OK, so big dreams don’t always come true. The SCM returned Maltzan’s architectural models in 2006 and waited out the recession like the rest of us.

Then came developers Hugh Futrell and Bill Carle, full of plans to renovate the maliciously ugly downtown AT&T building near Santa Rosa’s core, give the bottom space over to the SCM, lease the upper spaces and call the whole thing Museum on the Square. It sounded groovy then, and it still does, except now it won’t be called Museum on the Square and the SCM won’t be in it.

Instead, the SCM has decided to go ahead with plans to take over the Conklin Brothers building it owns next door on Seventh Street and turn it into an exhibition and new media space. The old Federalist post office that has housed the SCM since the turn of the last century will be devoted exclusively to Sonoma County history. And executive director Diane Evans is more than ready for this transition to begin.

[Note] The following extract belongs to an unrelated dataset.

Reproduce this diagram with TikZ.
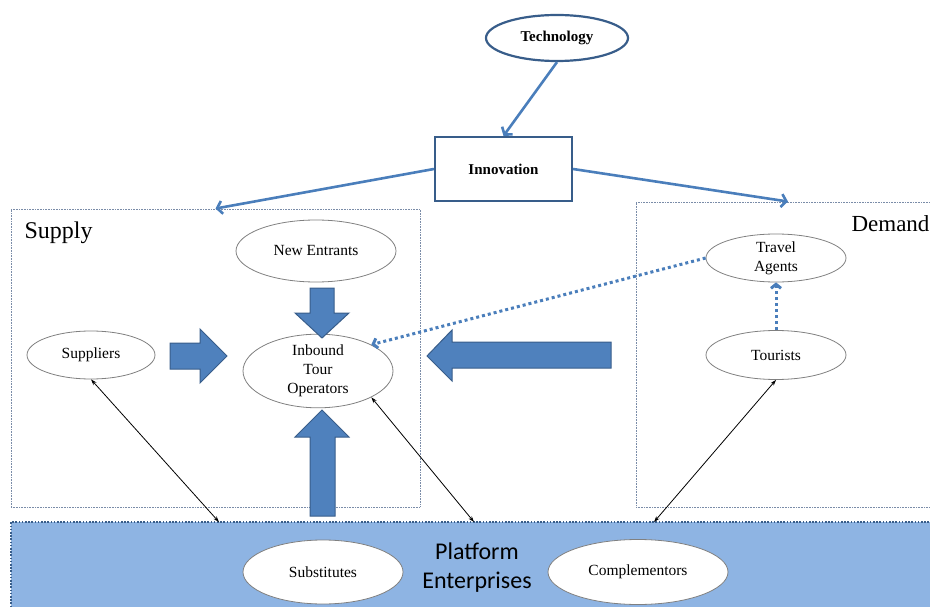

Speaking by phone while vacationing in Maui, Evans sounds relaxed and glad to have a decision made. “People were disappointed to some extent because we had waited so long,” she says of the reaction to letting the Museum on the Square idea go. “But it got harder to do that. We knew we needed to expand, so it feels great to be able to say that we’re cleaning out the building and it’s right there, it’s right next door.”

She laughs. “I went in there and started ripping off wallpaper. It’s very exciting!”

But the shows, quite literally, must go on—and the SCM has long planned to spend a good season featuring the work of differently abled artists supported by Creative Growth in Oakland, Becoming Independent in Santa Rosa, as well as NAMI and Santa Rosa’s Wellness and Advocacy Center.

Evans spent time in Korea last September and was struck by the work of Korean and Japanese artists sheltered by Creative Growth’s Asian network. Upon return, she selected painter Bob Nugent as a co-curator, and went to Creative Growth’s Oakland site, stunned by the offerings. The result, “Margins to Mainstream: Contemporary Artists with Disabilities,” opens June 15. Several of the artists are collected by New York’s MoMA, and two in particular—Dan Miller and William Scott—are full-fledged art-world darlings.

Often, work by developmentally disabled or differently abled folks is put up for sale to benefit those nonprofits that serve them. This exhibit is different; the work is canonized, not sold. Nugent sees this as an exciting twist.

“I think that having people from Becoming Independent and Creative Growth participate in exhibits like this in a different setting gets the work appreciated in a different way,” he says.

“When you change the venue, you bring another quality to the work.”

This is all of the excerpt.